Former President Olusegun Obasanjo has raised an alarm over the insecurity in the country and called on the present leaders to tackle it seriously.
Obasanjo who shared his thoughts on the state of the nation in an interview with Y! Magazine described the current situation in the country as toxic and called for a concerted effort to address it.
“We are in a situation in this country now, or if you like, in a state of insecurity. It’s a toxic situation. It does not matter how much blame on the leadership is unfair or unwarranted, the public won’t support the leader,” Obasanjo noted.
He likened the situation in the country to a state of war, adding that there are many things wrong with the country.
“It’s like when a country is at war. Everything in the country must be dear to us in the war. After you have done the war, you can now start apportioning blame because there are many things going wrong in our country. There will be something wrong with our country or any country at any point. The question is how serious and what we are doing about it- and in this case it is serious.” he said.

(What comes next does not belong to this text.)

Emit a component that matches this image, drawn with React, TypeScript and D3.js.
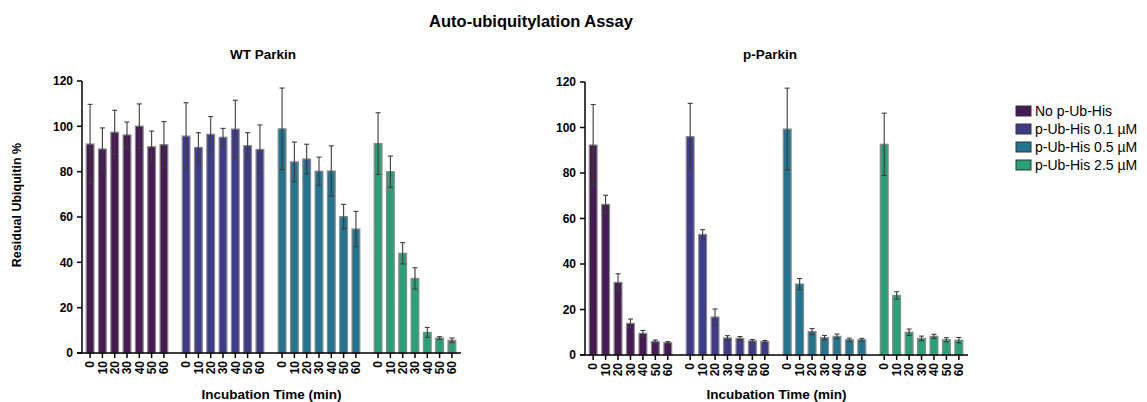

The two-time Nigerian leader also spoke on the tough decisions he had to make as president of the country. He berated the former Speaker of the House of Representatives, Alhaji Ghali Na’Abba for always threatening him with impeachment.
“By now, Na’abba or whatever you call that character who took a lorry to Abuja from Kano, became Speaker and was riding in strings of cars, would have been known for impeaching me after many threats. I said if this impeachment will come, let it come and I will go back to my farm but what I will not accept, I will not accept,” Obasanjo said defiantly.
He described his biggest achievement in office as preventing the break-up of the country. “I protected Nigeria from breaking up. When I became elected president, many Nigerians did not think that Nigeria would survive.
“For instance, there was still grief and a feeling of alienation by the Igbos although the war had long ended; they had not felt that they had fully reaped the benefits of the end of the war. Two, the Yorubas generally were feeling bad about the situation of Abiola and the June 12 election. Three, the Niger Deltans essentially were feeling bad about being rich and yet remaining very poor. Four, the Northerners were being accused of monopolising power and each of these group were looking at themselves and thinking, if the worst comes to the worst, they would go it alone. Each of them was getting its own militants in one form or the other; the OPC (O’odua People’s Congress) in the West, Egbesu in the Niger Delta, and the Arewa People’s Congress (in the North).
“That was the situation and that’s what made people to believe that after me, as president, there would be no other president again; that Nigeria will disintegrate on my head. But that wasn’t the case, and you cannot quantify what a huge achievement that was,” he stated.